The pension provider ranked the design and sustainability of pension systems in 34 countries according to 10 criteria based on data from the World Bank, the CIA World Factbook data and Trading Economics database.
The UK came in third place and Sweden, which ranked first, scored highly on its global competitiveness, labour market participation rates and its GDP per capita, which all support a sustainable pension system.
Although it doesn’t have an auto-enrolment scheme, it does have a three-tiered pension system where employees benefit from some compulsory employer contributions, Scottish Widows said.
Only four countries of those analysed by the provider had auto-enrolment policies, with Australia among these and in second place of the overall ranking.
The country introduced a compulsory pension saving policy in 1992 for all employees aged 17 and older, which saw the level of employer contributions rise from 3 to 9.5 per cent and will reach 12 per cent by 2025.
In the UK – which shared third place with Denmark – has had an auto-enrolment policy since 2012, with the current level of minimum contributions set at 5 per cent. It will increase to 8 per cent in April 2019.
New Zealand, in the overall fifth place, and Italy, which ranked 11th, also have compulsory saving policies.
Robert Cochran, retirement expert at Scottish Widows, said auto-enrolment had been successful, but "more needs to be done to engage savers and ensure they’re putting aside enough to fund the retirement lifestyle they want".

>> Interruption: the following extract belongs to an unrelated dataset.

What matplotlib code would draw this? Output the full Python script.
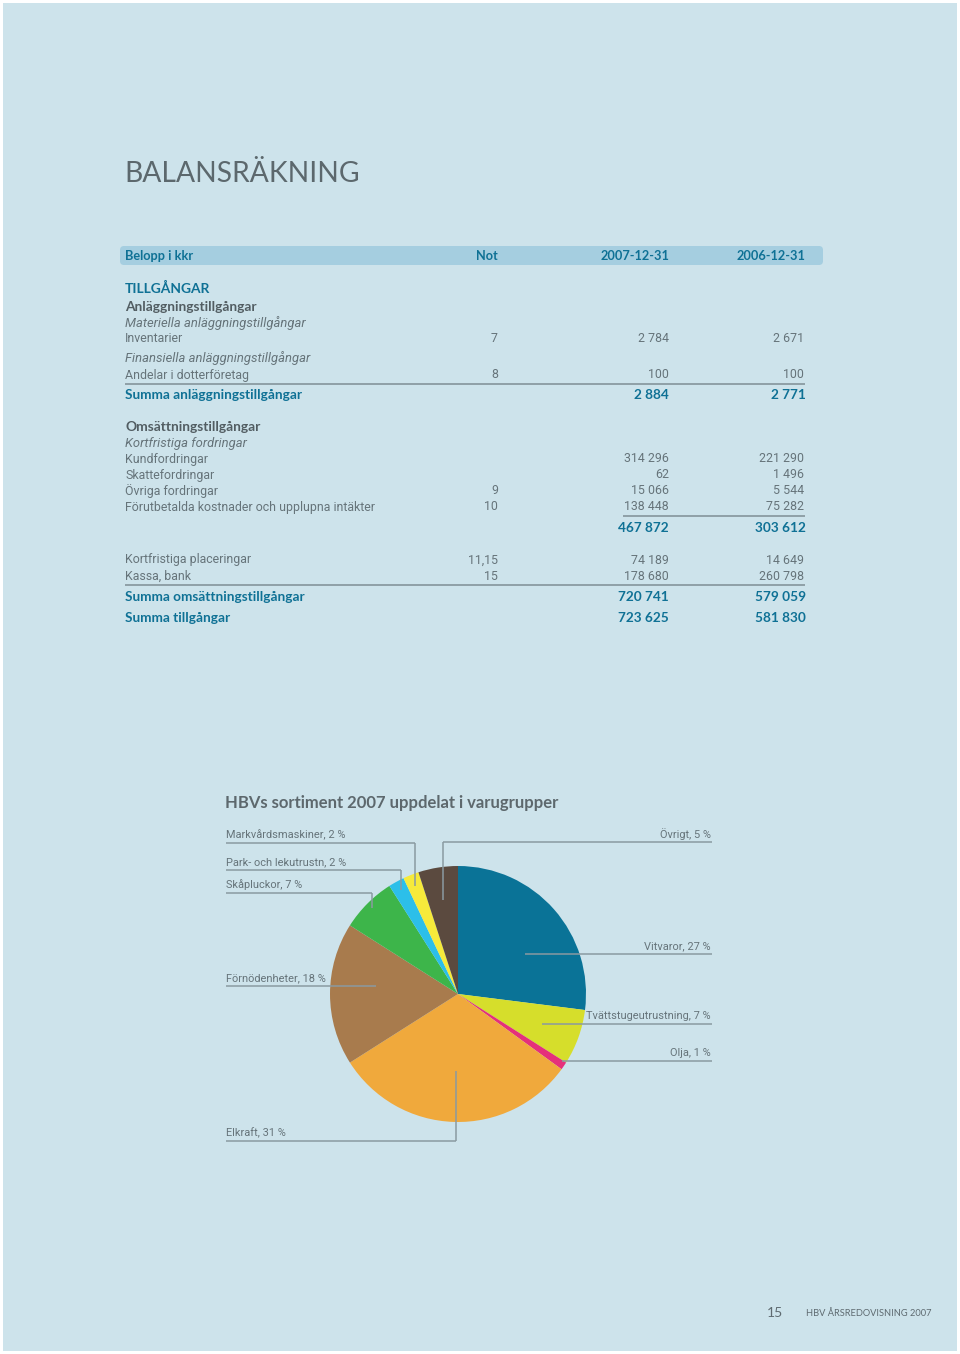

He said: "There’s a great deal the UK can learn from how others are preparing for retirement.
"Australia, for example, has had an auto-enrolment policy for more than 25 years – a journey the UK is currently only six years into. It takes time for these policies to have their desired effect but the longer-term impact is invaluable."
Mr Cochran said this analysis supported the provider’s call to scrap the £10,000 earnings threshold and make auto-enrolment inclusive for more workers.
He said: "We’re also calling on the government to reduce the age at which workers are auto-enrolled from 22 to 18 more quickly than it has proposed."
In the auto-enrolment review published in December, the Department for Work and Pensions (DWP) announced it would be making changes to the age for auto-enrolment of workers into workplace pension schemes from 22 to 18-years-old, and changing the way pension contributions are calculated.
But these changes are only expected to come into force by mid-2020s.